Given data:
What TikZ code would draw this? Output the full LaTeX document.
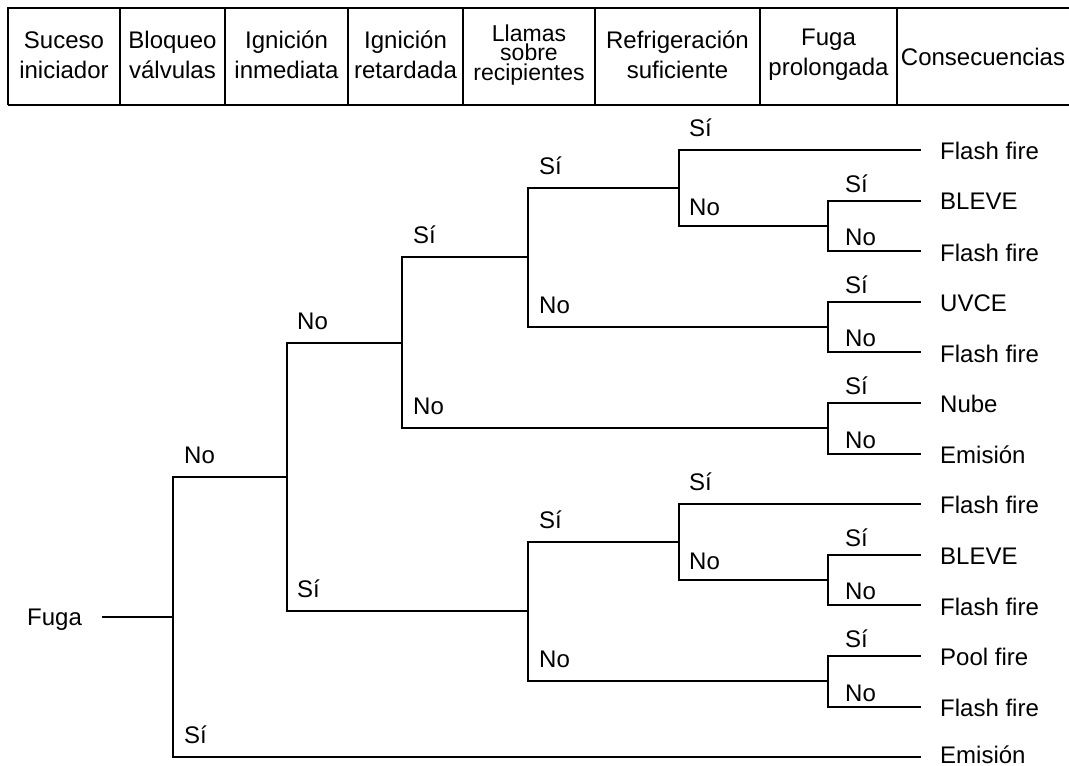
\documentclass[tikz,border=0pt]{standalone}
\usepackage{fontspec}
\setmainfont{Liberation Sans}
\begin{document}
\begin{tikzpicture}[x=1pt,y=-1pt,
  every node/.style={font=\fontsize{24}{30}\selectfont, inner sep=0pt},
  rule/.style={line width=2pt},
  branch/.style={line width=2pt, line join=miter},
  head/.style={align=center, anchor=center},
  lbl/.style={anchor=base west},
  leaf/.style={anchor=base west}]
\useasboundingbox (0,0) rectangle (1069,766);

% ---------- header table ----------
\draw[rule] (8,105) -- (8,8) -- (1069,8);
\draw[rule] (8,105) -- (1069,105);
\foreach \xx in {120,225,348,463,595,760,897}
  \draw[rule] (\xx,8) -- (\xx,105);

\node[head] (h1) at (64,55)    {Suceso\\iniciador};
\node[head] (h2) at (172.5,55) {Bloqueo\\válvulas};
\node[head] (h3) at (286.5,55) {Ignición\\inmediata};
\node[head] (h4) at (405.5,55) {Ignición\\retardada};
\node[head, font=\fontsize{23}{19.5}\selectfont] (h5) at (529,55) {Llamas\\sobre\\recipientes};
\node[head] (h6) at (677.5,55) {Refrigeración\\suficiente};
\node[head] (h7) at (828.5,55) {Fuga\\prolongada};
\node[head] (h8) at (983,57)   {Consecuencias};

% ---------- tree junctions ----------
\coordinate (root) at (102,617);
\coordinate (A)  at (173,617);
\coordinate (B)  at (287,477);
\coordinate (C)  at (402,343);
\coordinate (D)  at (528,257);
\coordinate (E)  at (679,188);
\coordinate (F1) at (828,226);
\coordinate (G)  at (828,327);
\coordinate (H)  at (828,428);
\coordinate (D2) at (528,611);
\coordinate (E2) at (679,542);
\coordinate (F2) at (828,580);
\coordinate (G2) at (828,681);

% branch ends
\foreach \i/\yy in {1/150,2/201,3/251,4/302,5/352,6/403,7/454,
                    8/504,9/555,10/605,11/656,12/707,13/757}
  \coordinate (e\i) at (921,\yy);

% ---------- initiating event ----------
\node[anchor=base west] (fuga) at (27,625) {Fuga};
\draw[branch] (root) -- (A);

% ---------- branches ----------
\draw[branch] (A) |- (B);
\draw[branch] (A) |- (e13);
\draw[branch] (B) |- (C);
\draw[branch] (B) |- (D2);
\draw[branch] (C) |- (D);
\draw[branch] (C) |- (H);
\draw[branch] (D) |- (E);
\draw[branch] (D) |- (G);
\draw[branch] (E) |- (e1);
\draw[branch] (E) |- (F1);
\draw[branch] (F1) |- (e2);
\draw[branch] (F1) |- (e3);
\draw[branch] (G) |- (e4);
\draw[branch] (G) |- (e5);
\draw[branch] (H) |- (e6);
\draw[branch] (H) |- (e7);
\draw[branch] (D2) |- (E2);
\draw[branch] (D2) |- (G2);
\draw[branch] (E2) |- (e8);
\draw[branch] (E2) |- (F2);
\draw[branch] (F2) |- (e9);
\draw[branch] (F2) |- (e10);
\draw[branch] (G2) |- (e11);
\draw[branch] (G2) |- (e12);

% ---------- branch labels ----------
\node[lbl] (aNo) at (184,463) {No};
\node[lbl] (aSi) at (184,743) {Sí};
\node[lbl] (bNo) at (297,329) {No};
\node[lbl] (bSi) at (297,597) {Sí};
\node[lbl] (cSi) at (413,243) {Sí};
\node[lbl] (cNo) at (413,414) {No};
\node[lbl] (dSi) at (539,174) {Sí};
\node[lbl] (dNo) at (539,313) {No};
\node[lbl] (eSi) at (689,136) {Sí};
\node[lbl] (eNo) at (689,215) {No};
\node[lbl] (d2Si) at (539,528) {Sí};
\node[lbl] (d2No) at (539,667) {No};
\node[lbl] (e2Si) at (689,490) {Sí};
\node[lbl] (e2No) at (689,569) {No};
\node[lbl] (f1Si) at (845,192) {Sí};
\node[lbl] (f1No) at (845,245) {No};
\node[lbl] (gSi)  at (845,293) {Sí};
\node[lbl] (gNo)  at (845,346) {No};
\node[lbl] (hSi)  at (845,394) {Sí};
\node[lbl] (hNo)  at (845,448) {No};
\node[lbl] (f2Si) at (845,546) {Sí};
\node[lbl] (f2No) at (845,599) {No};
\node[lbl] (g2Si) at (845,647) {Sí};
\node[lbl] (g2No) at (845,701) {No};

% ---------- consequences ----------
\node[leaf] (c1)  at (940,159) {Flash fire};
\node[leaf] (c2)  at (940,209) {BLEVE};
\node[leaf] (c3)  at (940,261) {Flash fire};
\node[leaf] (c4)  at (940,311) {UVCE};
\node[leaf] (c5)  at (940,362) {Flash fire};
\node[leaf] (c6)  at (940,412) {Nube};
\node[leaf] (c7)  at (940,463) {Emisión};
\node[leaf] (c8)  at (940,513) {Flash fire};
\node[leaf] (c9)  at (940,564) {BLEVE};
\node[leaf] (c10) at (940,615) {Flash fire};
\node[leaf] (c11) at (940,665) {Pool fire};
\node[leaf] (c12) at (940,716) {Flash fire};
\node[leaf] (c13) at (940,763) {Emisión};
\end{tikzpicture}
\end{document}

What to produce: Without including any pictures, reproduce the listing exactly.

Answer to the task:
What TikZ code would draw this? Output the full LaTeX document.
\documentclass[tikz,border=0pt]{standalone}
\usepackage{fontspec}
\setmainfont{Liberation Sans}
\begin{document}
\begin{tikzpicture}[x=1pt,y=-1pt,
  every node/.style={font=\fontsize{24}{30}\selectfont, inner sep=0pt},
  rule/.style={line width=2pt},
  branch/.style={line width=2pt, line join=miter},
  head/.style={align=center, anchor=center},
  lbl/.style={anchor=base west},
  leaf/.style={anchor=base west}]
\useasboundingbox (0,0) rectangle (1069,766);

% ---------- header table ----------
\draw[rule] (8,105) -- (8,8) -- (1069,8);
\draw[rule] (8,105) -- (1069,105);
\foreach \xx in {120,225,348,463,595,760,897}
  \draw[rule] (\xx,8) -- (\xx,105);

\node[head] (h1) at (64,55)    {Suceso\\iniciador};
\node[head] (h2) at (172.5,55) {Bloqueo\\válvulas};
\node[head] (h3) at (286.5,55) {Ignición\\inmediata};
\node[head] (h4) at (405.5,55) {Ignición\\retardada};
\node[head, font=\fontsize{23}{19.5}\selectfont] (h5) at (529,55) {Llamas\\sobre\\recipientes};
\node[head] (h6) at (677.5,55) {Refrigeración\\suficiente};
\node[head] (h7) at (828.5,55) {Fuga\\prolongada};
\node[head] (h8) at (983,57)   {Consecuencias};

% ---------- tree junctions ----------
\coordinate (root) at (102,617);
\coordinate (A)  at (173,617);
\coordinate (B)  at (287,477);
\coordinate (C)  at (402,343);
\coordinate (D)  at (528,257);
\coordinate (E)  at (679,188);
\coordinate (F1) at (828,226);
\coordinate (G)  at (828,327);
\coordinate (H)  at (828,428);
\coordinate (D2) at (528,611);
\coordinate (E2) at (679,542);
\coordinate (F2) at (828,580);
\coordinate (G2) at (828,681);

% branch ends
\foreach \i/\yy in {1/150,2/201,3/251,4/302,5/352,6/403,7/454,
                    8/504,9/555,10/605,11/656,12/707,13/757}
  \coordinate (e\i) at (921,\yy);

% ---------- initiating event ----------
\node[anchor=base west] (fuga) at (27,625) {Fuga};
\draw[branch] (root) -- (A);

% ---------- branches ----------
\draw[branch] (A) |- (B);
\draw[branch] (A) |- (e13);
\draw[branch] (B) |- (C);
\draw[branch] (B) |- (D2);
\draw[branch] (C) |- (D);
\draw[branch] (C) |- (H);
\draw[branch] (D) |- (E);
\draw[branch] (D) |- (G);
\draw[branch] (E) |- (e1);
\draw[branch] (E) |- (F1);
\draw[branch] (F1) |- (e2);
\draw[branch] (F1) |- (e3);
\draw[branch] (G) |- (e4);
\draw[branch] (G) |- (e5);
\draw[branch] (H) |- (e6);
\draw[branch] (H) |- (e7);
\draw[branch] (D2) |- (E2);
\draw[branch] (D2) |- (G2);
\draw[branch] (E2) |- (e8);
\draw[branch] (E2) |- (F2);
\draw[branch] (F2) |- (e9);
\draw[branch] (F2) |- (e10);
\draw[branch] (G2) |- (e11);
\draw[branch] (G2) |- (e12);

% ---------- branch labels ----------
\node[lbl] (aNo) at (184,463) {No};
\node[lbl] (aSi) at (184,743) {Sí};
\node[lbl] (bNo) at (297,329) {No};
\node[lbl] (bSi) at (297,597) {Sí};
\node[lbl] (cSi) at (413,243) {Sí};
\node[lbl] (cNo) at (413,414) {No};
\node[lbl] (dSi) at (539,174) {Sí};
\node[lbl] (dNo) at (539,313) {No};
\node[lbl] (eSi) at (689,136) {Sí};
\node[lbl] (eNo) at (689,215) {No};
\node[lbl] (d2Si) at (539,528) {Sí};
\node[lbl] (d2No) at (539,667) {No};
\node[lbl] (e2Si) at (689,490) {Sí};
\node[lbl] (e2No) at (689,569) {No};
\node[lbl] (f1Si) at (845,192) {Sí};
\node[lbl] (f1No) at (845,245) {No};
\node[lbl] (gSi)  at (845,293) {Sí};
\node[lbl] (gNo)  at (845,346) {No};
\node[lbl] (hSi)  at (845,394) {Sí};
\node[lbl] (hNo)  at (845,448) {No};
\node[lbl] (f2Si) at (845,546) {Sí};
\node[lbl] (f2No) at (845,599) {No};
\node[lbl] (g2Si) at (845,647) {Sí};
\node[lbl] (g2No) at (845,701) {No};

% ---------- consequences ----------
\node[leaf] (c1)  at (940,159) {Flash fire};
\node[leaf] (c2)  at (940,209) {BLEVE};
\node[leaf] (c3)  at (940,261) {Flash fire};
\node[leaf] (c4)  at (940,311) {UVCE};
\node[leaf] (c5)  at (940,362) {Flash fire};
\node[leaf] (c6)  at (940,412) {Nube};
\node[leaf] (c7)  at (940,463) {Emisión};
\node[leaf] (c8)  at (940,513) {Flash fire};
\node[leaf] (c9)  at (940,564) {BLEVE};
\node[leaf] (c10) at (940,615) {Flash fire};
\node[leaf] (c11) at (940,665) {Pool fire};
\node[leaf] (c12) at (940,716) {Flash fire};
\node[leaf] (c13) at (940,763) {Emisión};
\end{tikzpicture}
\end{document}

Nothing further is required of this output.